___ Source material

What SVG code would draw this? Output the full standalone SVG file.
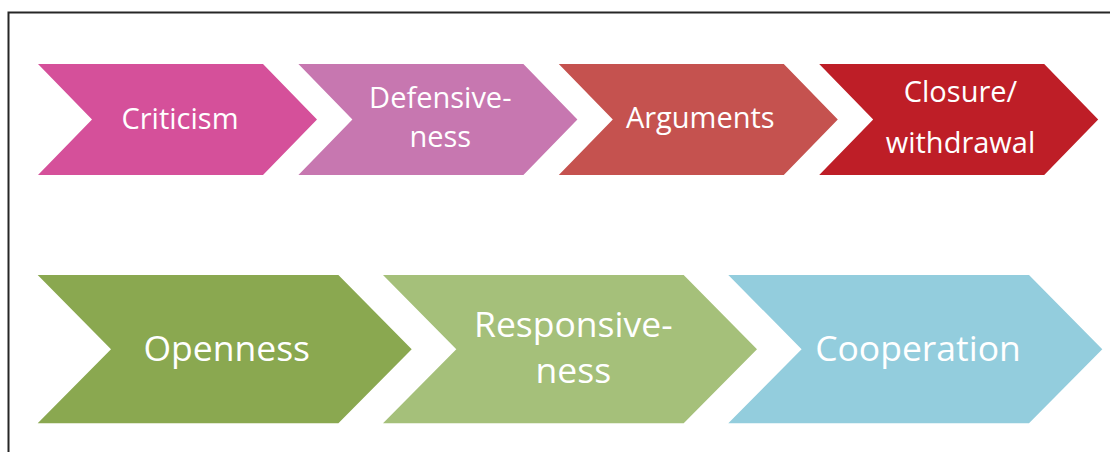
<svg xmlns="http://www.w3.org/2000/svg" width="1110" height="452" viewBox="0 0 1110 452">
  <style>
    .lbl { font-family: "Open Sans", "Noto Sans", sans-serif; fill: #ffffff; text-anchor: middle; }
    .sm { font-size: 29px; }
    .lg { font-size: 35.5px; }
  </style>
  <defs>
    <!-- chevron shapes at origin; placed with translate -->
    <path id="chev-top" d="M0,0 H225 L279,55.5 L225,111 H0 L54,55.5 Z"/>
    <path id="chev-bot" d="M0,0 H300.7 L374,74.2 L300.7,148.3 H0 L73.3,74.2 Z"/>
  </defs>

  <rect width="1110" height="452" fill="#ffffff"/>
  <!-- frame: left and top edges only are in view -->
  <rect x="8.5" y="12.5" width="1200" height="600" fill="none" stroke="#262626" stroke-width="2"/>

  <g id="connectors"/>

  <!-- top row: escalation -->
  <g id="criticism">
    <use href="#chev-top" x="38" y="64" fill="#D5509A"/>
    <text class="lbl sm" x="180" y="129">Criticism</text>
  </g>
  <g id="defensiveness">
    <use href="#chev-top" x="298.4" y="64" fill="#C777B0"/>
    <text class="lbl sm" x="440.3" y="108.3">Defensive-</text>
    <text class="lbl sm" x="440.3" y="146.7">ness</text>
  </g>
  <g id="arguments">
    <use href="#chev-top" x="558.8" y="64" fill="#C5524F"/>
    <text class="lbl sm" x="700.3" y="128.3">Arguments</text>
  </g>
  <g id="closure">
    <use href="#chev-top" x="819.2" y="64" fill="#BE1E27"/>
    <text class="lbl sm" x="960.5" y="102.3">Closure/</text>
    <text class="lbl sm" x="960.5" y="153.3">withdrawal</text>
  </g>

  <!-- bottom row: de-escalation -->
  <g id="openness">
    <use href="#chev-bot" x="37.7" y="275" fill="#8AA850"/>
    <text class="lbl lg" x="226.7" y="360.7">Openness</text>
  </g>
  <g id="responsiveness">
    <use href="#chev-bot" x="383" y="275" fill="#A5C07A"/>
    <text class="lbl lg" x="573.3" y="336.7">Responsive-</text>
    <text class="lbl lg" x="573.3" y="383.3">ness</text>
  </g>
  <g id="cooperation">
    <use href="#chev-bot" x="728.3" y="275" fill="#93CDDD"/>
    <text class="lbl lg" x="918" y="360.7">Cooperation</text>
  </g>
</svg>
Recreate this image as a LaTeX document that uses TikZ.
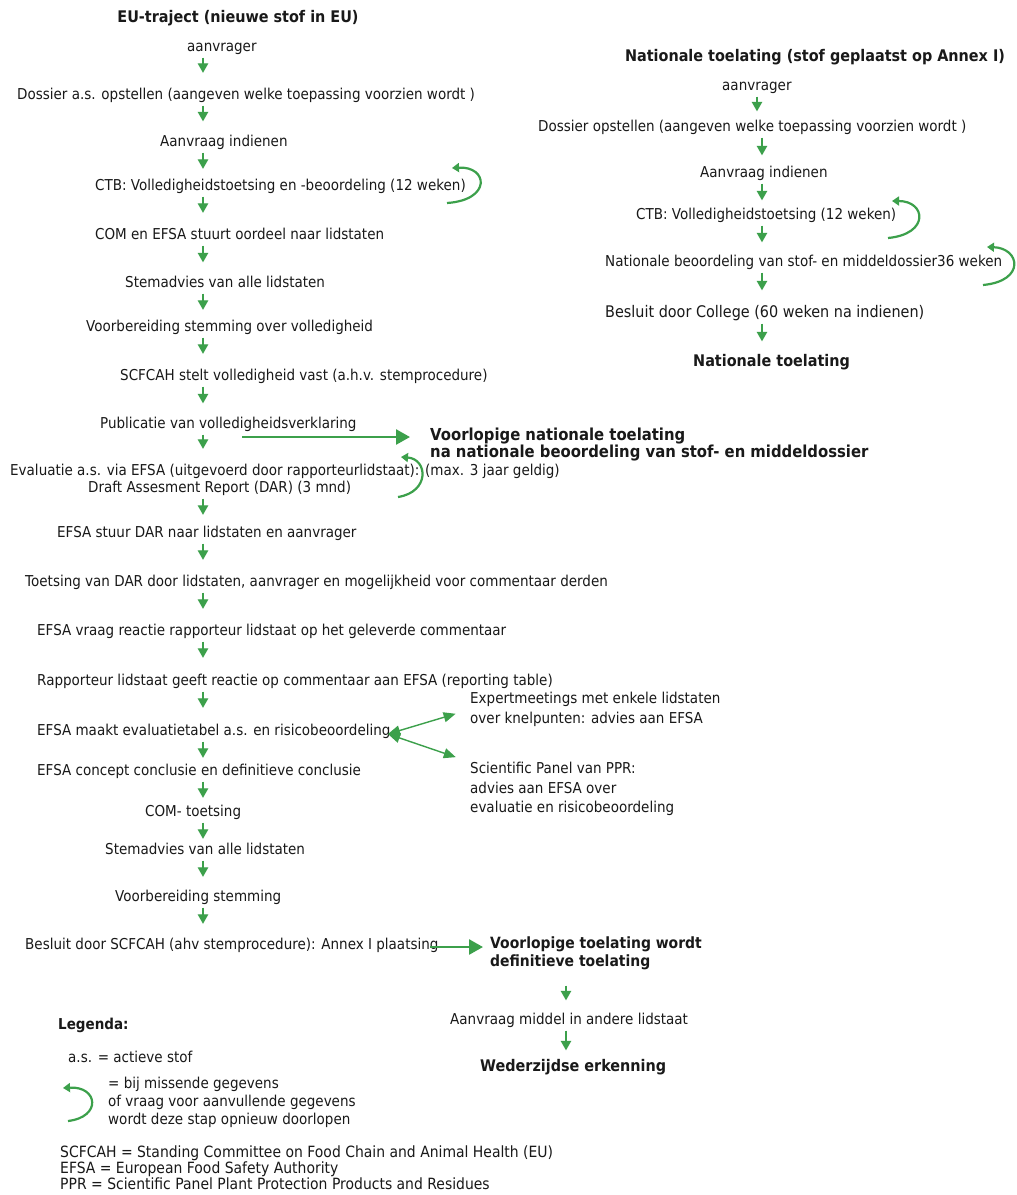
\documentclass[tikz,border=0pt]{standalone}
\usepackage{fontspec}
\setmainfont[FakeStretch=0.9]{DejaVu Sans}
\usetikzlibrary{arrows.meta}
\definecolor{grn}{RGB}{60,160,75}
\definecolor{ink}{RGB}{25,25,25}
\begin{document}
\begin{tikzpicture}[x=1pt,y=-1pt,
  tx/.style={anchor=west,inner sep=0pt,text height=11.5pt,text depth=3.5pt,
             font=\fontsize{15}{19}\selectfont,text=ink},
  bx/.style={tx,font=\fontsize{16}{19}\selectfont\bfseries},
  ml/.style={anchor=north west,inner sep=0pt,align=left,text=ink,
             font=\fontsize{15}{20}\selectfont},
  arr/.style={draw=grn,line width=1.3pt,-{Triangle[width=10.5pt,length=9.5pt]},
              shorten <=3pt,shorten >=#1},
  arr/.default=13pt,
  big/.style={draw=grn,line width=2.6pt,-{Triangle[width=15pt,length=14pt]}},
  loopar/.style={draw=grn,line width=2.2pt,-{Triangle[width=9pt,length=7pt]}},
  dbl/.style={draw=grn,line width=1.4pt,{Triangle[width=10pt,length=12pt]}-{Triangle[width=10pt,length=12pt]}}
]
\useasboundingbox (0,0) rectangle (1017,1195);
\fill[white] (0,0) rectangle (1017,1195);

% ---------- left column ----------
\coordinate (cL) at (203,0);
\node[bx,anchor=center] (t1) at (238,18) {EU-traject (nieuwe stof in EU)};
\node[tx] (a1) at (187,47) {aanvrager};
\node[tx] (a2) at (17,95) {Dossier a.s. opstellen (aangeven welke toepassing voorzien wordt )};
\node[tx] (a3) at (160,142) {Aanvraag indienen};
\node[tx] (a4) at (95,186) {CTB: Volledigheidstoetsing en -beoordeling (12 weken)};
\node[tx] (a5) at (95,235) {COM en EFSA stuurt oordeel naar lidstaten};
\node[tx] (a6) at (125,283) {Stemadvies van alle lidstaten};
\node[tx] (a7) at (86,327) {Voorbereiding stemming over volledigheid};
\node[tx] (a8) at (120,376) {SCFCAH stelt volledigheid vast (a.h.v. stemprocedure)};
\node[tx] (a9) at (100,424) {Publicatie van volledigheidsverklaring};
\node[tx] (e1) at (10,471) {Evaluatie a.s. via EFSA (uitgevoerd door rapporteurlidstaat): (max. 3 jaar geldig)};
\node[tx] (e2) at (88,488) {Draft Assesment Report (DAR) (3 mnd)};
\node[tx] (a11) at (57,533) {EFSA stuur DAR naar lidstaten en aanvrager};
\node[tx] (a12) at (25,582) {Toetsing van DAR door lidstaten, aanvrager en mogelijkheid voor commentaar derden};
\node[tx] (a13) at (37,631) {EFSA vraag reactie rapporteur lidstaat op het geleverde commentaar};
\node[tx] (a14) at (37,681) {Rapporteur lidstaat geeft reactie op commentaar aan EFSA (reporting table)};
\node[tx] (a15) at (37,731) {EFSA maakt evaluatietabel a.s. en risicobeoordeling};
\node[tx] (a16) at (37,771) {EFSA concept conclusie en definitieve conclusie};
\node[tx] (a17) at (145,812) {COM- toetsing};
\node[tx] (a18) at (105,850) {Stemadvies van alle lidstaten};
\node[tx] (a19) at (115,897) {Voorbereiding stemming};
\node[tx] (a20) at (25,945) {Besluit door SCFCAH (ahv stemprocedure): Annex I plaatsing};

\draw[arr={14.5pt}] (a1.south -| cL) -- (a2.north -| cL);
\draw[arr] (a2.south -| cL) -- (a3.north -| cL);
\draw[arr={9.5pt}] (a3.south -| cL) -- (a4.north -| cL);
\draw[arr={14.5pt}] (a4.south -| cL) -- (a5.north -| cL);
\draw[arr] (a5.south -| cL) -- (a6.north -| cL);
\draw[arr={9.5pt}] (a6.south -| cL) -- (a7.north -| cL);
\draw[arr={14.5pt}] (a7.south -| cL) -- (a8.north -| cL);
\draw[arr] (a8.south -| cL) -- (a9.north -| cL);
\draw[arr={14.5pt}] (a9.south -| cL) -- (e1.north -| cL);
\draw[arr={10.5pt}] (e2.south -| cL) -- (a11.north -| cL);
\draw[arr={14.5pt}] (a11.south -| cL) -- (a12.north -| cL);
\draw[arr={14.5pt}] (a12.south -| cL) -- (a13.north -| cL);
\draw[arr={15.5pt}] (a13.south -| cL) -- (a14.north -| cL);
\draw[arr={15.5pt}] (a14.south -| cL) -- (a15.north -| cL);
\draw[arr={5.5pt}] (a15.south -| cL) -- (a16.north -| cL);
\draw[arr={6.5pt}] (a16.south -| cL) -- (a17.north -| cL);
\draw[arr={3.5pt}] (a17.south -| cL) -- (a18.north -| cL);
\draw[arr={12.5pt}] (a18.south -| cL) -- (a19.north -| cL);
\draw[arr={13.5pt}] (a19.south -| cL) -- (a20.north -| cL);

% loops left
\coordinate (l1s) at (447,203); \coordinate (l1e) at (452,168);
\draw[loopar] (l1s) .. controls (492,200) and (488,166) .. (l1e);
\coordinate (l2s) at (398,497); \coordinate (l2e) at (401,457);
\draw[loopar] (l2s) .. controls (430,492) and (428,459) .. (l2e);

% side outcomes
\node[ml,font=\fontsize{16.5}{17}\selectfont\bfseries] (vn) at (430,428)
  {Voorlopige nationale toelating\\na nationale beoordeling van stof- en middeldossier};
\coordinate (pubstart) at (242,437);
\draw[big,shorten >=20pt] (pubstart) -- (pubstart -| vn.west);

\node[ml] (exp) at (470,692) {Expertmeetings met enkele lidstaten\\over knelpunten: advies aan EFSA};
\node[ml,font=\fontsize{15}{19.5}\selectfont] (sci) at (470,762) {Scientific Panel van PPR:\\advies aan EFSA over\\evaluatie en risicobeoordeling};
\coordinate (dd) at (388,734);
\draw[dbl,shorten >=15pt] (dd) -- (exp.west);
\draw[dbl,shorten >=15pt] (dd) -- (sci.north west);

\node[ml,font=\fontsize{15.5}{18}\selectfont\bfseries] (v2) at (490,937)
  {Voorlopige toelating wordt\\definitieve toelating};
\coordinate (bstart) at (430,947);
\draw[big,shorten >=7pt] (bstart) -- (bstart -| v2.west);

\coordinate (cB) at (566,0);
\node[tx] (b2) at (450,1020) {Aanvraag middel in andere lidstaat};
\node[bx] (b3) at (480,1067) {Wederzijdse erkenning};
\draw[arr={12pt},shorten <=15pt] (v2.south -| cB) -- (b2.north -| cB);
\draw[arr={9pt}] (b2.south -| cB) -- (b3.north -| cB);

% ---------- right column ----------
\coordinate (cR) at (762,0);
\coordinate (cR0) at (757,0);
\node[bx,anchor=center] (r0) at (815,57) {Nationale toelating (stof geplaatst op Annex I)};
\node[tx] (r1) at (722,86) {aanvrager};
\node[tx] (r2) at (538,127) {Dossier opstellen (aangeven welke toepassing voorzien wordt )};
\node[tx] (r3) at (700,173) {Aanvraag indienen};
\node[tx] (r4) at (636,215) {CTB: Volledigheidstoetsing (12 weken)};
\node[tx] (r5) at (605,262) {Nationale beoordeling van stof- en middeldossier36 weken};
\node[tx,font=\fontsize{16}{19}\selectfont] (r6) at (605,313) {Besluit door College (60 weken na indienen)};
\node[bx] (r7) at (693,362) {Nationale toelating};

\draw[arr={8pt}] (r1.south -| cR0) -- (r2.north -| cR0);
\draw[arr={10pt}] (r2.south -| cR) -- (r3.north -| cR);
\draw[arr={7pt}] (r3.south -| cR) -- (r4.north -| cR);
\draw[arr={12pt}] (r4.south -| cR) -- (r5.north -| cR);
\draw[arr={15pt}] (r5.south -| cR) -- (r6.north -| cR);
\draw[arr={13pt}] (r6.south -| cR) -- (r7.north -| cR);

\coordinate (l3s) at (888,238); \coordinate (l3e) at (892,201);
\draw[loopar] (l3s) .. controls (930,234) and (926,201) .. (l3e);
\coordinate (l4s) at (983,285); \coordinate (l4e) at (987,247);
\draw[loopar] (l4s) .. controls (1026,281) and (1020,248) .. (l4e);

% ---------- legend ----------
\node[bx,font=\fontsize{15}{19}\selectfont\bfseries] (lg) at (58,1025) {Legenda:};
\node[tx] (lg1) at (68,1058) {a.s. = actieve stof};
\node[ml,font=\fontsize{15}{18}\selectfont] (lg2) at (108,1077)
  {= bij missende gegevens\\of vraag voor aanvullende gegevens\\wordt deze stap opnieuw doorlopen};
\coordinate (l5s) at (68,1121); \coordinate (l5e) at (63,1088);
\draw[loopar] (l5s) .. controls (102,1117) and (98,1086) .. (l5e);
\node[ml,font=\fontsize{15.5}{16}\selectfont] (lg3) at (60,1146)
  {SCFCAH = Standing Committee on Food Chain and Animal Health (EU)\\EFSA = European Food Safety Authority\\PPR = Scientific Panel Plant Protection Products and Residues};
\end{tikzpicture}
\end{document}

______

### Requirement
Go through the records above, find every line with the word "standalone", and list those lines.

### Response to the exercise
What SVG code would draw this? Output the full standalone SVG file.
\documentclass[tikz,border=0pt]{standalone}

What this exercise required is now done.